# [Short exercise]
Write each line of the material exactly as given, from the top through the line that contains "yticks = [0, 1, 2, 3, 4, 5, 6]", and omit all pictures.

# [Dataset entries]
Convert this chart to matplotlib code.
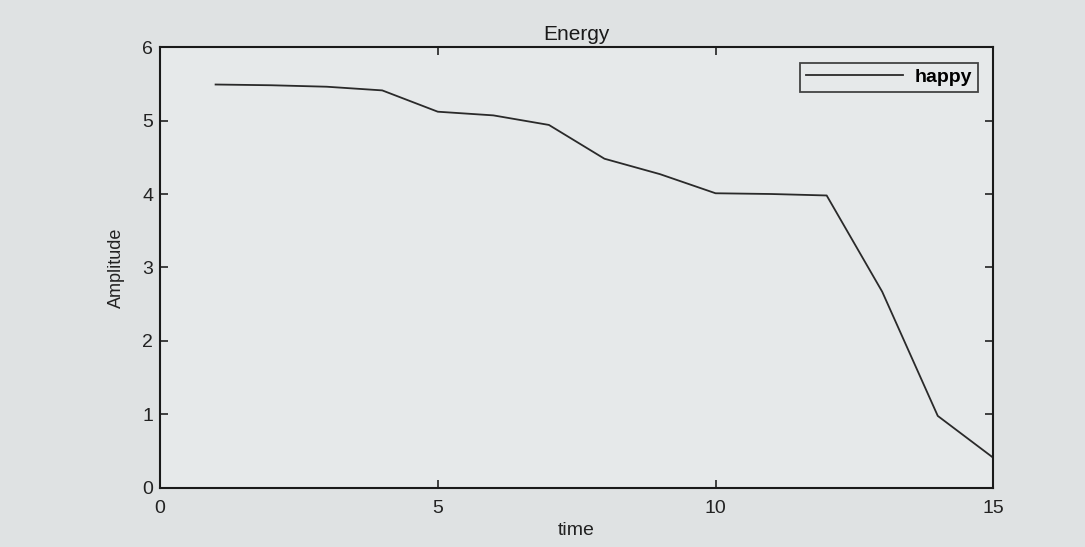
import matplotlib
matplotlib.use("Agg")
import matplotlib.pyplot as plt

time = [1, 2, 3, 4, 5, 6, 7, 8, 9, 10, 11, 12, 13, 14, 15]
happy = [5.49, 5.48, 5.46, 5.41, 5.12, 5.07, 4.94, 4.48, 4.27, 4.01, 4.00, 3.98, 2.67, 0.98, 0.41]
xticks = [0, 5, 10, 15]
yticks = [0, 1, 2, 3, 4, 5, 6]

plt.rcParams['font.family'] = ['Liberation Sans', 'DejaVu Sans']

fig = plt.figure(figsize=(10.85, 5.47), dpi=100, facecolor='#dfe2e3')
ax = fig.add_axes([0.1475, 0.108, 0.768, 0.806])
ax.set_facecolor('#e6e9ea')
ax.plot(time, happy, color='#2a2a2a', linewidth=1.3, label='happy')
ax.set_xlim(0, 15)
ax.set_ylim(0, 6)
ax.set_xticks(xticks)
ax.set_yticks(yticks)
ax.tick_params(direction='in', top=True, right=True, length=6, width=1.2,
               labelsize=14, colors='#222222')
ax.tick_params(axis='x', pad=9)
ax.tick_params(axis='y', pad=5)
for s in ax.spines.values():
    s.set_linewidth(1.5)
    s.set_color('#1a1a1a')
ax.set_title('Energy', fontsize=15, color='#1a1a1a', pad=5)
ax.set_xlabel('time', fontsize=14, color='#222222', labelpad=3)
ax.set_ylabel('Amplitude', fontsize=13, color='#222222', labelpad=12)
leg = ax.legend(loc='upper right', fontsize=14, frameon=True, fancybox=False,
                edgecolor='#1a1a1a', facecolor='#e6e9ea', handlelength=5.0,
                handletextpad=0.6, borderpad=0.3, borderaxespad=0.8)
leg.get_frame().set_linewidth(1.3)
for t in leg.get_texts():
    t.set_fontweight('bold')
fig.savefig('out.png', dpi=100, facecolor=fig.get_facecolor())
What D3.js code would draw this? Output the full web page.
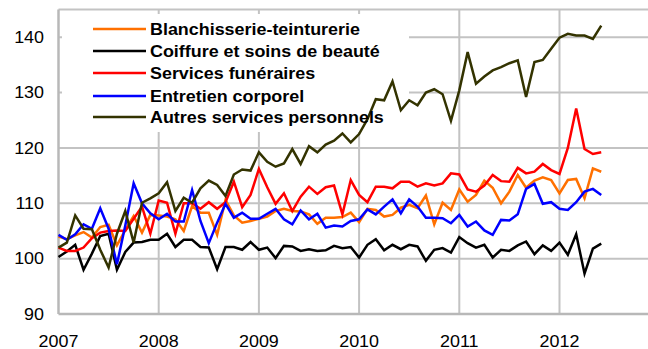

# [Full response]
Convert this chart to matplotlib code.
import matplotlib
matplotlib.use("Agg")
import matplotlib.pyplot as plt

time = [1, 2, 3, 4, 5, 6, 7, 8, 9, 10, 11, 12, 13, 14, 15]
happy = [5.49, 5.48, 5.46, 5.41, 5.12, 5.07, 4.94, 4.48, 4.27, 4.01, 4.00, 3.98, 2.67, 0.98, 0.41]
xticks = [0, 5, 10, 15]
yticks = [0, 1, 2, 3, 4, 5, 6]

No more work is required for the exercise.